À moins qu'un autre individu y soit incarcéré en vertu d'un nouveau certificat de sécurité, Omar Khadr va se sentir bien seul dans sa prison. En 2007, le gouvernement a indiqué au Comité permanent de la citoyenneté et de l'immigration de la Chambre des communes que le «fait qu'une seule personne soit en détention au CSIK [Centre de surveillance de l'immigration de Kingston] ne constitue pas de l'isolement cellulaire tel que défini dans les instruments internationaux».

«Les droits demeurent les mêmes, a-t-il ajouté, qu'il y ait une ou six personnes détenues au CSIK. Les personnes continuent d'avoir accès à des services téléphoniques et de vidéoconférence, notamment à des appels interurbains gratuits d'une heure par jour, et elles jouissent de la cantine et de périodes de visites et de loisirs généreuses.»

Les avocats de Khadr inquiets

Omar Khadr est emprisonné dans l'île de Guantánamo, à Cuba, depuis plus de neuf ans pour le meurtre à la grenade d'un soldat américain des Delta Forces, lors d'un assaut en Afghanistan en juillet 2002. Il n'avait que 15 ans à l'époque, ce qui en fait un enfant-soldat, selon l'ONU.

Khadr a été condamné à une peine de huit ans de prison après qu'il eut plaidé coupable à cinq accusations, dont une de crime de guerre.

En échange de son plaidoyer, et à la suite d'une entente signée en octobre 2010 entre le Canada et les États-Unis, Omar Khadr pouvait demander son rapatriement après un an d'emprisonnement, soit depuis octobre dernier.

Alors, quand Omar Kadhr rentrera-t-il? «Nous sommes inquiets et troublés de n'avoir aucune nouvelle», indique Me Brydie Bethel, chargée de la défense du Canadien avec Me John Norris.

Le gouvernement Harper est peu bavard. «Une décision sera rendue en temps voulu dans ce dossier, comme pour toute autre demande de transfert. Les décisions sur le transfèrement international des délinquants sont rendues par le ministre de la Sécurité publique, la sécurité des Canadiens étant, en tout temps, notre plus haute priorité», écrit Michael Patton, porte-parole du ministre de la Sécurité publique Vic Toews, dans un courriel adressé à La Presse.

Libération au tiers de la peine

En octobre dernier, il avait indiqué, en réponse à la même question, que le processus de transfert pourrait ne pas aboutir avant octobre 2012. C'est le ministre qui prend la décision. En cas de refus, le détenu doit attendre un an avant de déposer une nouvelle demande.

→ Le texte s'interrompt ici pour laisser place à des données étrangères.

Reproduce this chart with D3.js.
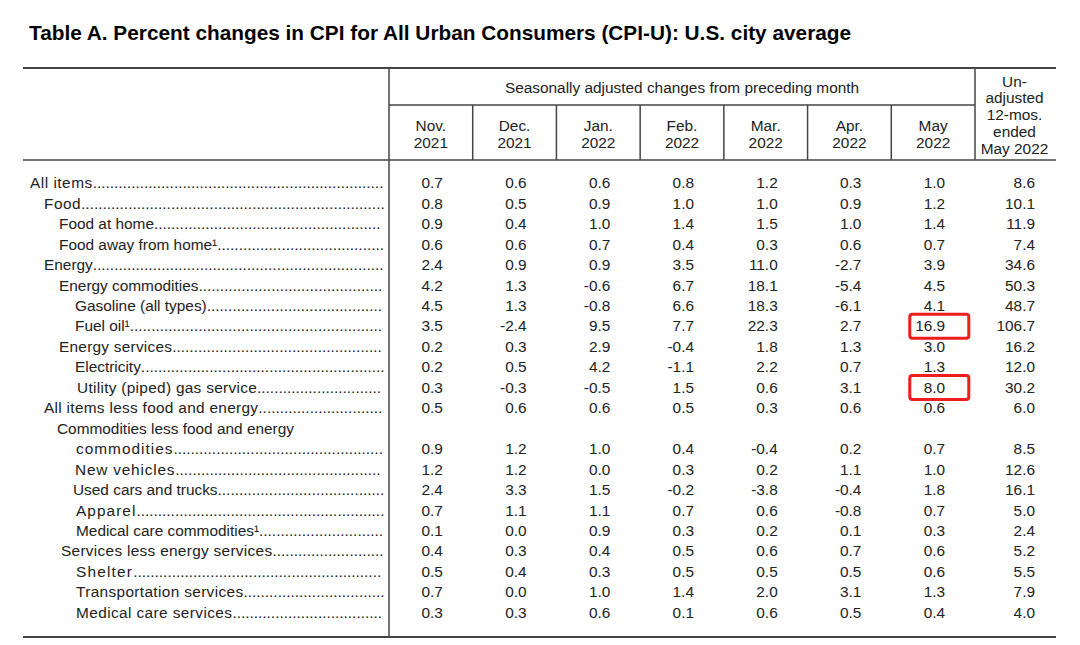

«Nous n'avons aucune raison de croire que son transfert pourrait durer un an, réplique Me Brydie Bethel. En fait, même moins compte tenu des circonstances particulières du dossier d'Omar.»

Les termes du courriel de Michael Patton ne laissent planer aucune ambiguïté sur les sentiments du gouvernement. «Monsieur Khadr a plaidé coupable à des accusations de crimes très graves portées contre lui, notamment le meurtre d'un médecin américain.» En fait, la victime, le sergent Christopher Speer, était membre des Delta Forces, les forces spéciales.

Une fois de retour au pays, Omar Khadr serait sous la juridiction canadienne et serait admissible à une libération conditionnelle au tiers de sa peine.

Me Bethel n'a aucune idée, en revanche, de l'endroit où son célèbre client sera détenu. «C'est une question à poser au ministre», répond-elle.

Plusieurs condamnés pour terrorisme au Canada sont détenus à Sainte-Anne-des-Plaines. L'un d'eux, Momin Khawaja, a été ébouillanté à la fin du mois de janvier par un autre détenu, ironiquement un membre du groupe terroriste qu'on surnomme les 17 de Toronto, incarcéré au même endroit.